“That difficult third album” is often a major let-down. The band’s first is often rough and ready, and the second more polished – but where to go next? Dire Straits’ Mark Knopfler had his ear on producer Jimmy Iovine, who had recently delivered Patti Smith’s epic Because The Night (co-written with Bruce Springsteen) and worked on Born to Run. For Making Movies, the creative force behind Dire Straits wanted a powerful, old-school rock guitar sound…
Formed in London in 1977, the band – originally called Cafe Racers – comprised Geordies Mark Knopfler (singer, guitarist and songwriter) and his brother David (guitar, keyboards, vocals) and Brummie friends John Illsley (bass, vocals) and Pick Withers (drums). The 1978 debut single Sultans of Swing was a huge hit, despite sounding nothing like the new wave music dominating the singles chart at the time. Their eponymous first album sold well, as did the follow-up Communique, which gave another fine single, Lady Writer.
At the time that Making Movies was released on October 17th, 1980, the band still sounded more like nineteen sixties rock than eighties pop – and therein lies its strength. The music didn’t sound fashionable but went on to achieve a timeless quality, while so many chart acts of that period have hardly aged well. Dire Straits was a no-frills group of four technically gifted musicians wearing the same tatty old T-shirts and flared jeans on stage as they did off, never trying to hide their pub-rock roots. Their very early work paid tribute to hard-living, hard working bands and studiously avoided singing about love – but by the time Making Movies came out, Knopfler was ready.
Iovine later reflected that, ”I think he wanted to take Dire Straits to that next step… to have the album really make sense all together, which I think it does. It’s a really cohesive album. He stunned me, as far as his songwriting talents. The songs on that album are almost classical in nature.” The more intricately crafted songs, plus the addition of Bruce Springsteen’s E Street Band keyboardist Roy Bittan – drafted in to the recording sessions – gave Making Movies the band’s most powerful, expansive and polished sound so far. It was all the more important because rhythm guitarist David Knopfler left Dire Straits during the first week of recording.
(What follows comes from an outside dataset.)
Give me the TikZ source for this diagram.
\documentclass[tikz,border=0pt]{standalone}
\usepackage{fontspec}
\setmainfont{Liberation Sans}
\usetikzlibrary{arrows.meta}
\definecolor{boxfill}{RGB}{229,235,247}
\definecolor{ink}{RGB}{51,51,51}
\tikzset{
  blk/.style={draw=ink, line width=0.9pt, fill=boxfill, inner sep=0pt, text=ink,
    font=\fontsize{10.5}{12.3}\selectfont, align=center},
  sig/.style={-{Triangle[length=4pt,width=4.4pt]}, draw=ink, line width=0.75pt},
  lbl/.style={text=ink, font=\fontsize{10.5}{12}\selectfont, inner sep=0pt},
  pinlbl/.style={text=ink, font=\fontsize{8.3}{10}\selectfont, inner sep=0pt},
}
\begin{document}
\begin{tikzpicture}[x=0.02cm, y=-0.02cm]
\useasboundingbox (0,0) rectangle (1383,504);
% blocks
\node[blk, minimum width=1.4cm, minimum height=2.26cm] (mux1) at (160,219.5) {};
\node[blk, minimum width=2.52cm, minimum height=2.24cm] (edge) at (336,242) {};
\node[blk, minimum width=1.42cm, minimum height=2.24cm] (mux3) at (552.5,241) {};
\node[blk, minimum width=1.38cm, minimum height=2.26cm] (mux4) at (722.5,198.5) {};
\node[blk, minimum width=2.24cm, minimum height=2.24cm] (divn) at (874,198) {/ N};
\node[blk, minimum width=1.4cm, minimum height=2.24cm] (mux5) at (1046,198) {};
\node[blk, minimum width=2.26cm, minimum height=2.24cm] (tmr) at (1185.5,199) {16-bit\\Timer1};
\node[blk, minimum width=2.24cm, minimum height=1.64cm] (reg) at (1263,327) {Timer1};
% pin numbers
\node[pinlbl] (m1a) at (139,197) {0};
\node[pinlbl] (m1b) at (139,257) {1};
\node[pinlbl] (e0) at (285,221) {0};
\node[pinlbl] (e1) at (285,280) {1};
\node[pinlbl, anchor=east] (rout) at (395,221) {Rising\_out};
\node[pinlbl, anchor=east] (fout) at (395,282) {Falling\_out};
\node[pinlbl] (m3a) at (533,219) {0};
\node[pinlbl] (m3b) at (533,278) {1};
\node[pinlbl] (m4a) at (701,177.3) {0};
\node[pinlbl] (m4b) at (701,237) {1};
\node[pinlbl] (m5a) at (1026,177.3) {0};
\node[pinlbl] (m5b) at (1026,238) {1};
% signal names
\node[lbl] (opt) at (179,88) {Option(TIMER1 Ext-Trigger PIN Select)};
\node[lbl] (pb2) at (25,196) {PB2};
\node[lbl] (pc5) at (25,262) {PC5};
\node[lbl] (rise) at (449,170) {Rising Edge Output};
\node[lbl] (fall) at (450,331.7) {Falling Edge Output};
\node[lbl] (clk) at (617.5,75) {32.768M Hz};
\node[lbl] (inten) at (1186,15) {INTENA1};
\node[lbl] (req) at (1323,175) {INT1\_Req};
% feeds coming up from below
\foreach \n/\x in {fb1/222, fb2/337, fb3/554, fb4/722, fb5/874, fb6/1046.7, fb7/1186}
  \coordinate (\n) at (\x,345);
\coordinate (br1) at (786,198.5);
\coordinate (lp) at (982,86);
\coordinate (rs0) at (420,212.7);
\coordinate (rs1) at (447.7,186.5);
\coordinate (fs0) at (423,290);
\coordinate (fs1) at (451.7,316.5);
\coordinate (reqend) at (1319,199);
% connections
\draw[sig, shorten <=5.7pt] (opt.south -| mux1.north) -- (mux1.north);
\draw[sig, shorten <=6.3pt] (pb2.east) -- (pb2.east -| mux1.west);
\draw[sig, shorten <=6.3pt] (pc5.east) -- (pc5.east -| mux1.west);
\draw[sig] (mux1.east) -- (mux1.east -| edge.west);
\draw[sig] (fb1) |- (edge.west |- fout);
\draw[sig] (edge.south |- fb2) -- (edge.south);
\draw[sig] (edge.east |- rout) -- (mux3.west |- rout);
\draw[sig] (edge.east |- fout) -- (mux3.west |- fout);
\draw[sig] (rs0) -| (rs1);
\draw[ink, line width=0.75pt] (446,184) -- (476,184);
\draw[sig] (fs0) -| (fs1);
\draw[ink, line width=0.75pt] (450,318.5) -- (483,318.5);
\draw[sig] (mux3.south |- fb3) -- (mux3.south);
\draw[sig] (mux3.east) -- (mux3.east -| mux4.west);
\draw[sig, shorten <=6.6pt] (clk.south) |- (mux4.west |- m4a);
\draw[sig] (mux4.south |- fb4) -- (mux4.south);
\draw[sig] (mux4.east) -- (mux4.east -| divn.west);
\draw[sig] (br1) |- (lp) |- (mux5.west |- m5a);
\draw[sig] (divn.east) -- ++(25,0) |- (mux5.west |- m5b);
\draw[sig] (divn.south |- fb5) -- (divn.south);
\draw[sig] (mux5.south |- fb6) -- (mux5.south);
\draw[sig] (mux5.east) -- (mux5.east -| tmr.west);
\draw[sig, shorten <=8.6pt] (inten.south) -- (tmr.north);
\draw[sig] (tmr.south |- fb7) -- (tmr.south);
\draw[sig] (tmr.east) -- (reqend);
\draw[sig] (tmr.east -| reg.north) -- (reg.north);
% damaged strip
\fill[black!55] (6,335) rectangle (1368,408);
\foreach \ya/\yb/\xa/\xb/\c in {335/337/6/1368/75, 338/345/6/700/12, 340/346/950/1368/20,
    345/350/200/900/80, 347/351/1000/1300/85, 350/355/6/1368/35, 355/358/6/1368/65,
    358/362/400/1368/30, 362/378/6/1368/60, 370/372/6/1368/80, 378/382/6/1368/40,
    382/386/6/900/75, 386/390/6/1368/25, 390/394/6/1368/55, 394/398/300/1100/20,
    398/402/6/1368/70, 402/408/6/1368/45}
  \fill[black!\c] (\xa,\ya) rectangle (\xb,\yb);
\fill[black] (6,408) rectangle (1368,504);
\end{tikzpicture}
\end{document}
Its songs were little sketches, scenes from people’s lives. Although never regarded as a great lyricist, Mark Knopfler melded his dour, subtle observations with achingly beautiful rock music to dramatic effect. Tracks such as Romeo and Juliet, Tunnel of Love and Skateaway have a plaintive but romantic and dreamy feel. “The subtleties of emotion that he was trying to capture was something real special — it reminded me of Bruce, you know?”, said Iovine.
A platinum seller in the USA and double-platinum in Britain, Making Movies was an important moment for Dire Straits. It ushered in a more muscular and expansive sound, one which soon indelibly stamped their name on the eighties pop world. At the same time, it is perhaps the last ‘classic’ Dire Straits album – still recognisably similar to the band’s original Sultans-era sound. A superb recording made at the Power Station in New York, it is best heard on Bob Ludwig’s excellent CD remaster [Vertigo 800 050-2].